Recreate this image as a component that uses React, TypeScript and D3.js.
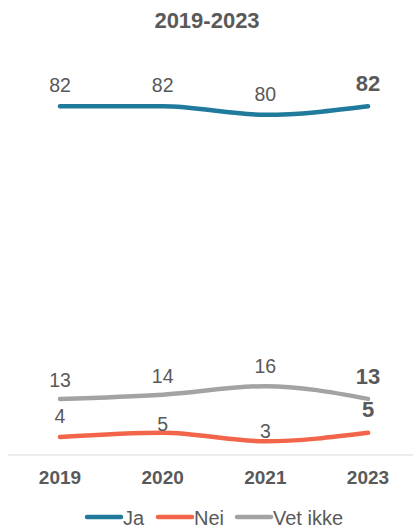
import React from "react";
import * as d3 from "d3";

const years = ["2019", "2020", "2021", "2023"];
const ja = [82, 82, 80, 82];
const nei = [4, 5, 3, 5];
const vetIkke = [13, 14, 16, 13];
const seriesNames = ["Ja", "Nei", "Vet ikke"];
const title = "2019-2023";

const W = 413;
const H = 529;
const colors = ["#1f7a9c", "#f2654a", "#a3a3a3"];
const textColor = "#595959";
const font = "'Liberation Sans', Arial, sans-serif";

// label vertical offsets above the point (styling, per series / per point)
const labelOffsets = [
  [14, 14, 14, 15],
  [14, 2, 3, 16],
  [12, 12, 13, 15],
];

export default function App() {
  const series = [ja, nei, vetIkke];
  const x = d3.scalePoint<string>().domain(years).range([60, 368]);
  const y = d3.scaleLinear().domain([0, 100]).range([454, 30]);
  const line = d3
    .line<number>()
    .x((_, i) => x(years[i]) as number)
    .y((d) => y(d))
    .curve(d3.curveMonotoneX);

  const legendX = [87, 158, 237];

  return (
    <div style={{ position: "fixed", left: 0, top: 0 }}>
      <svg width={W} height={H} style={{ display: "block", background: "#fff" }} fontFamily={font}>
        <text x={207} y={28} textAnchor="middle" fontSize={22} fontWeight="bold" fill={textColor}>
          {title}
        </text>
        <line x1={8} x2={413} y1={y(0) + 1} y2={y(0) + 1} stroke="#d9d9d9" strokeWidth={1} />
        {series.map((s, si) => (
          <path
            key={si}
            d={line(s) || ""}
            fill="none"
            stroke={colors[si]}
            strokeWidth={4.5}
            strokeLinecap="round"
          />
        ))}
        {series.map((s, si) =>
          s.map((v, i) => {
            const last = i === s.length - 1;
            return (
              <text
                key={`${si}-${i}`}
                x={x(years[i]) as number}
                y={y(v) - labelOffsets[si][i]}
                textAnchor="middle"
                fontSize={last ? 22 : 19.5}
                fontWeight={last ? "bold" : "normal"}
                fill={textColor}
              >
                {v}
              </text>
            );
          })
        )}
        {years.map((yr) => (
          <text
            key={yr}
            x={x(yr) as number}
            y={484}
            textAnchor="middle"
            fontSize={19}
            fontWeight="bold"
            fill={textColor}
          >
            {yr}
          </text>
        ))}
        {seriesNames.map((n, i) => (
          <g key={n} transform={`translate(${legendX[i]},517)`}>
            <line x1={0} x2={34} y1={0} y2={0} stroke={colors[i]} strokeWidth={4.5} strokeLinecap="round" />
            <text x={36} y={8} fontSize={20} fill={textColor}>
              {n}
            </text>
          </g>
        ))}
      </svg>
    </div>
  );
}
——————
** WHAT TO WORK ON **
Only the lines from the start of the material through the line containing "const legendX = [87, 158, 237];" should be transcribed. Pictures stay out.

** RESPONSE **
Recreate this image as a component that uses React, TypeScript and D3.js.
import React from "react";
import * as d3 from "d3";

const years = ["2019", "2020", "2021", "2023"];
const ja = [82, 82, 80, 82];
const nei = [4, 5, 3, 5];
const vetIkke = [13, 14, 16, 13];
const seriesNames = ["Ja", "Nei", "Vet ikke"];
const title = "2019-2023";

const W = 413;
const H = 529;
const colors = ["#1f7a9c", "#f2654a", "#a3a3a3"];
const textColor = "#595959";
const font = "'Liberation Sans', Arial, sans-serif";

// label vertical offsets above the point (styling, per series / per point)
const labelOffsets = [
  [14, 14, 14, 15],
  [14, 2, 3, 16],
  [12, 12, 13, 15],
];

export default function App() {
  const series = [ja, nei, vetIkke];
  const x = d3.scalePoint<string>().domain(years).range([60, 368]);
  const y = d3.scaleLinear().domain([0, 100]).range([454, 30]);
  const line = d3
    .line<number>()
    .x((_, i) => x(years[i]) as number)
    .y((d) => y(d))
    .curve(d3.curveMonotoneX);

  const legendX = [87, 158, 237];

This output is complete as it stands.